Why India’s Next Cultural Export Should Be a Touring Economy

India is standing at the edge of a structural reset in live entertainment. No longer confined to sporadic arena dates or isolated city-specific shows, we’re seeing the quiet construction of a touring grid that reflects the true breadth of Indian fandom.

From Arijit Singh to Prateek Kuhad, the country’s most bankable artists are now moving with clear intent—drawing massive, loyal audiences not just in Delhi or Mumbai, but in Indore, Guwahati, Vizag, and even smaller satellite cities where fan communities have outgrown digital-only interactions. These aren’t just crowds. They’re live cultural ecosystems—complete with commerce, influence, and memory-making.

But here’s the catch: we can’t borrow the Western touring model wholesale. India doesn’t have a seamless venue circuit. We don’t have standardised national event policies or seasonally-aligned weather conditions. And while international acts build touring models around predictable margins, most Indian promoters are navigating infrastructure inconsistency, compliance bottlenecks, and outsized financial risk.

What India does have, however, is demand—unrelenting, diverse, and deeply hyperlocal. And in that lies our strategic opportunity.

To build a truly scalable touring economy, we need a blueprint rooted in India’s unique complexity. Touring here must be more than just a logistics operation—it must be a layered business model that blends central planning with regional nuance.

Imagine a 10-city tour where the fan experience shifts city by city, powered by local influencers, region-specific merchandise, and micro-campaigns that convert Tier 2 audiences into superfans. Production doesn’t have to be reduced—it needs to be adaptive. Standardised enough to scale, flexible enough to localise. Touring must become an infrastructure play—not just a sequence of gigs stitched together.

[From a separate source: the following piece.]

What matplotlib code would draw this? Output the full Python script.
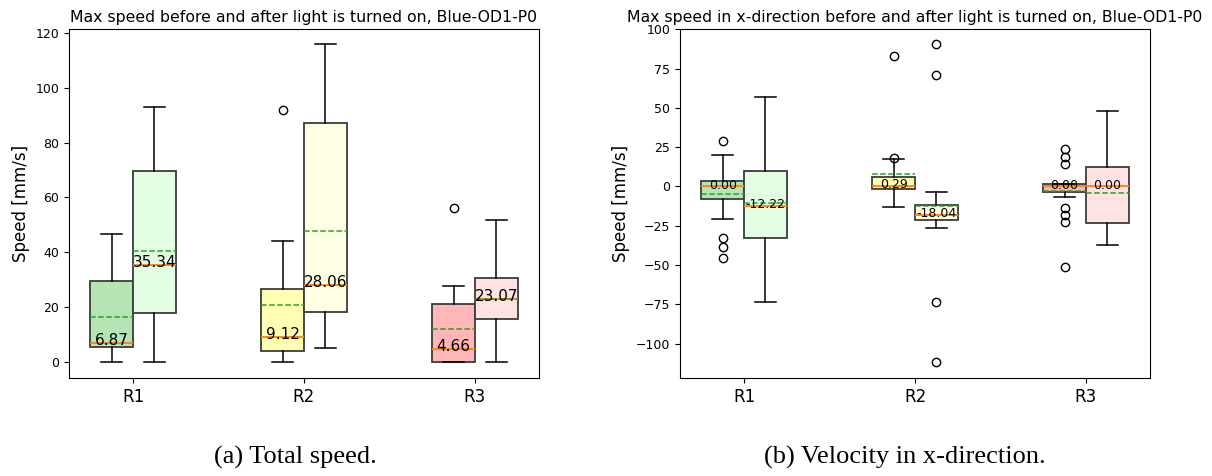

And this demands a rethink of how capital is deployed in the sector.

At present, independent promoters take on disproportionate risk with little institutional backing. There’s no safety net if a show underperforms in one market or if last-minute licensing delays threaten cancellation. The result is a fragmented economy, where even successful tours feel fragile.

To address this, we need frameworks that support long-term planning:

  • Data-informed routing and scheduling, driven by behavioural insights, not just artist availability
  • Smarter underwriting models, including insurance schemes and risk-pooling
  • Artist-partnered IP creation, where talent holds equity, not just a fee
  • Venue-level interoperability standards, allowing technical crews to move quickly and efficiently without redesigning every time

It’s worth stating clearly: the next great IP in India isn’t going to be another standalone festival. It’s going to be a touring format—a flexible, repeatable, story-led structure that travels across regions without losing cultural texture. Something that combines the narrative continuity of cinema with the agility of digital content.

This model already exists in pieces. You see it in the way audiences follow Arijit Singh’s setlists on Instagram, in the way college kids across the country track AP Dhillon’s city-by-city entries, in the fact that a fan in Lucknow now expects the same production quality as one in Pune. The demand is aligned. What we need is the system to keep up.

India’s opportunity is not to copy Coachella or mimic the American stadium circuit. Our advantage is entirely different: a scale of diversity, a depth of local influence, and a youth demographic that sees no contradiction between tradition and modern fandom.

If we get this right, touring in India won’t just be a channel. It’ll become a sector. A strategic pillar of the creative economy. A blueprint that others will want to follow—not just because it works, but because it belongs here.